------ Data excerpt ------
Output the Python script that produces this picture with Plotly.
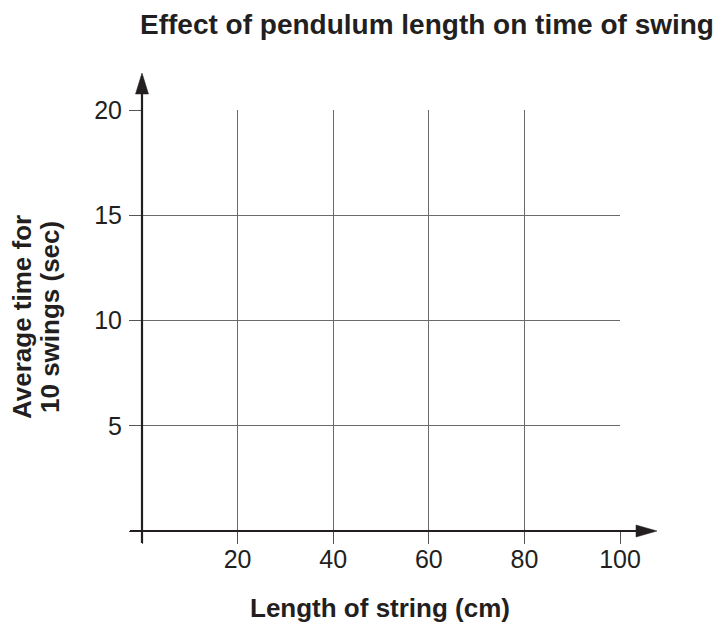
import plotly.graph_objects as go

x_ticks = [0, 20, 40, 60, 80, 100]
x_labels = ["", "20", "40", "60", "80", "100"]
y_ticks = [0, 5, 10, 15, 20]
y_labels = ["", "5", "10", "15", "20"]
title = "Effect of pendulum length on time of swing"
x_title = "Length of string (cm)"
y_title_lines = ["Average time for", "10 swings (sec)"]

# page body has an 8px margin, so the figure is drawn 8px in from the corner
OFF = 8
W, H = 721 - OFF, 624 - OFF
PL, PR, PT, PB = 142, 620, 110, 531   # plot area in page pixels
L, R, T, B = PL - OFF, W - (PR - OFF), PT - OFF, H - (PB - OFF)
PW, PH = PR - PL, PB - PT
ink = "#231f20"
FONT = "Liberation Sans"

def px(page_x):
    return (page_x - PL) / PW

def py(page_y):
    return (PB - page_y) / PH

fig = go.Figure()
fig.add_trace(go.Scatter(x=[], y=[], mode="markers", showlegend=False))

axis_common = dict(
    showgrid=True, gridcolor="#6a6a6a", gridwidth=1,
    zeroline=False, showline=False,
    ticks="outside", ticklen=12, tickwidth=1, tickcolor="#555",
    tickfont=dict(family=FONT, size=25, color=ink),
)
fig.update_xaxes(range=[0, 100], tickvals=x_ticks, ticktext=x_labels,
                 ticklabelstandoff=-6, **axis_common)
fig.update_yaxes(range=[0, 20], tickvals=y_ticks, ticktext=y_labels,
                 ticklabelstandoff=2, **axis_common)

shapes = []
# x axis line with arrow
shapes.append(dict(type="line", xref="paper", yref="paper",
                   x0=px(PL - 12), x1=px(PR + 20), y0=0, y1=0,
                   line=dict(color=ink, width=2.2)))
shapes.append(dict(type="path", xref="paper", yref="paper",
                   path=f"M {px(PR+16)},{py(PB-6)} L {px(PR+37)},0 L {px(PR+16)},{py(PB+6)} Z",
                   fillcolor=ink, line=dict(color=ink, width=0.5)))
# y axis line with arrow
shapes.append(dict(type="line", xref="paper", yref="paper",
                   x0=0, x1=0, y0=py(PB + 12), y1=py(PT - 20),
                   line=dict(color=ink, width=2.2)))
shapes.append(dict(type="path", xref="paper", yref="paper",
                   path=f"M {px(PL-6.5)},{py(PT-16)} L 0,{py(PT-37)} L {px(PL+6.5)},{py(PT-16)} Z",
                   fillcolor=ink, line=dict(color=ink, width=0.5)))

annotations = [
    dict(text=f"<b>{title}</b>", xref="paper", yref="paper",
         x=px(427), y=py(24), xanchor="center", yanchor="middle",
         showarrow=False, font=dict(family=FONT, size=28, color=ink)),
    dict(text=f"<b>{x_title}</b>", xref="paper", yref="paper",
         x=px(380), y=py(608), xanchor="center", yanchor="middle",
         showarrow=False, font=dict(family=FONT, size=26, color=ink)),
]
for line_text, cx in zip(y_title_lines, [22, 50]):
    annotations.append(dict(
        text=f"<b>{line_text}</b>", xref="paper", yref="paper",
        x=px(cx), y=py(317), xanchor="center", yanchor="middle",
        textangle=-90, showarrow=False,
        font=dict(family=FONT, size=26, color=ink)))

fig.update_layout(
    width=W, height=H,
    margin=dict(l=L, r=R, t=T, b=B, autoexpand=False),
    paper_bgcolor="white", plot_bgcolor="white",
    shapes=shapes, annotations=annotations,
    showlegend=False,
)

fig.write_html("out.html")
------
- Set problem: Look over the material above and show each line where "with" appears.

- Written response:
Output the Python script that produces this picture with Plotly.
# x axis line with arrow
# y axis line with arrow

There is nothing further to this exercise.